Photo of Robert Solomon
Robert Solomon

“We are honored to once again be recognized with this national diversity excellence award,” said Robert L. Solomon, the university’s vice president for inclusion, diversity and equal opportunity. “The award is a testament to our continued commitment to inclusion and diversity and our success in many of our efforts. It also represents the collective commitment and hard work of many—our students, staff and faculty—and demonstrates that our campus community embraces inclusion and diversity as a core value. Although there is much more work to do, we can build on this foundation to create a sustained legacy of inclusive excellence.”

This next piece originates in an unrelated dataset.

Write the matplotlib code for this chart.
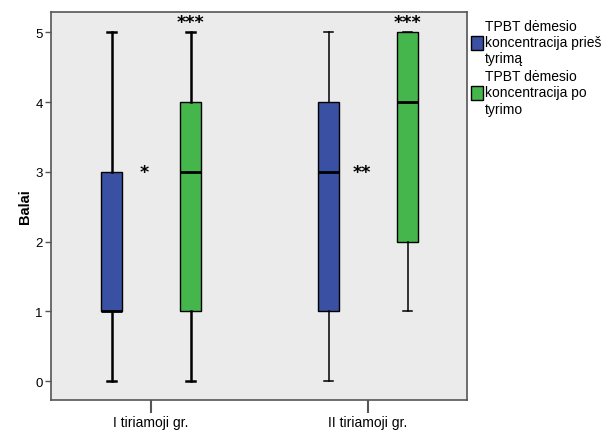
import matplotlib
matplotlib.use("Agg")
import matplotlib.pyplot as plt
from matplotlib.patches import Patch

plt.rcParams['font.family'] = ['Liberation Sans', 'DejaVu Sans']

groups = ["I tiriamoji gr.", "II tiriamoji gr."]
series_names = ["TPBT dėmesio\nkoncentracija prieš\ntyrimą", "TPBT dėmesio\nkoncentracija po\ntyrimo"]
colors = ["#3A50A2", "#45B64B"]
# (whislo, q1, med, q3, whishi) per series per group
before_stats = [(0, 1, 1, 3, 5), (0, 1, 3, 4, 5)]
after_stats = [(0, 1, 3, 4, 5), (1, 2, 4, 5, 5)]
stars_before_after = ["*", "**"]
stars_after = ["***", "***"]
yticks = [0, 1, 2, 3, 4, 5]

fig = plt.figure(figsize=(6.14, 4.31), dpi=100)
ax = fig.add_axes([51/614, 1 - 401/431, (467-51)/614, (401-13)/431])
ax.set_facecolor("#EBEBEB")

offset = 0.182
width = 0.097
whisk_lw = [1.8, 1.1]
for gi in range(len(groups)):
    for si, stats_list in enumerate([before_stats, after_stats]):
        lo, q1, med, q3, hi = stats_list[gi]
        st = [dict(whislo=lo, q1=q1, med=med, q3=q3, whishi=hi, fliers=[])]
        pos = gi + (-offset if si == 0 else offset)
        lw = whisk_lw[gi]
        ax.bxp(st, positions=[pos], widths=width, patch_artist=True,
               showfliers=False, manage_ticks=False,
               boxprops=dict(facecolor=colors[si], edgecolor="black", linewidth=1.0),
               medianprops=dict(color="black", linewidth=2.0),
               whiskerprops=dict(color="black", linewidth=lw),
               capprops=dict(color="black", linewidth=lw),
               capwidths=width * 0.45)
    ax.text(gi - 0.03, 3.0, stars_before_after[gi], ha="center", va="center",
            fontsize=12.5, fontweight="bold", family="DejaVu Sans")
    ax.text(gi + offset, 5.15, stars_after[gi], ha="center", va="center",
            fontsize=12.5, fontweight="bold", family="DejaVu Sans")

ax.set_xlim(-0.461, 1.456)
ax.set_ylim(-0.27, 5.29)
ax.set_xticks(range(len(groups)))
ax.set_xticklabels(groups, fontsize=10)
ax.set_yticks(yticks)
ax.set_yticklabels([str(v) for v in yticks], fontsize=9.5)
ax.tick_params(axis="x", length=9, width=1.5, color="#555555", pad=1.5)
ax.tick_params(axis="y", length=4, width=1.0, color="#555555", pad=2)
for s in ax.spines.values():
    s.set_color("#555555")
    s.set_linewidth(1.2)
ax.set_ylabel("Balai", fontsize=10.5, fontweight="bold", labelpad=2)

handles = [Patch(facecolor=c, edgecolor="black", linewidth=1.0) for c in colors]
fig.legend(handles, series_names, loc="upper left", bbox_to_anchor=(461/614, 1 - 10/431),
           frameon=False, fontsize=10, handlelength=0.9, handleheight=1.2,
           handletextpad=0.15, labelspacing=0.3, borderpad=0.2)

fig.savefig("out.png", dpi=100)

To be considered for the award, institutions complete an extensive application and summarize their diversity and inclusion initiatives. This year’s CWRU application highlighted:

  • Outreach programs to underrepresented students and communities, including The Envoys Program, which brings to campus low-income, local underrepresented high school students who engage in STEM research and academic programming; Emerging Scholars Program, which provides advising, academic support and networking opportunities to incoming first-generation, low-income and underrepresented students of color; and the Posse Foundation program, a nationally renowned program that strives to increase college access for promising urban students from diverse backgrounds.
  • Collegiate Connections, a mentoring program that matches first-year students with student mentors who provide academic, social and professional guidance and support.
  • Northern Ohio AGEP Alliance (NOA-AGEP) program, a group of seven Ohio institutions, led by Case Western Reserve, which works to improve the participation, preparation and success of underrepresented students in STEM graduate education and prepare these students to enter the professoriate.
  • The campuswide diversity education program, Diversity 360, which is now a requirement for all incoming staff, students and faculty.
  • Affinity and employee resource groups for students, staff and faculty.

“The HEED Award process consists of a comprehensive and rigorous application that includes questions relating to the recruitment and retention of students and employees—and best practices for both—continued leadership support for diversity, and other aspects of campus diversity and inclusion,” said INSIGHT Into Diversity Publisher Lenore Pearlstein. “We take a detailed approach to reviewing each application in deciding who will be named a HEED Award recipient. Our standards are high, and we look for institutions where diversity and inclusion are woven into the work being done every day across their campus.”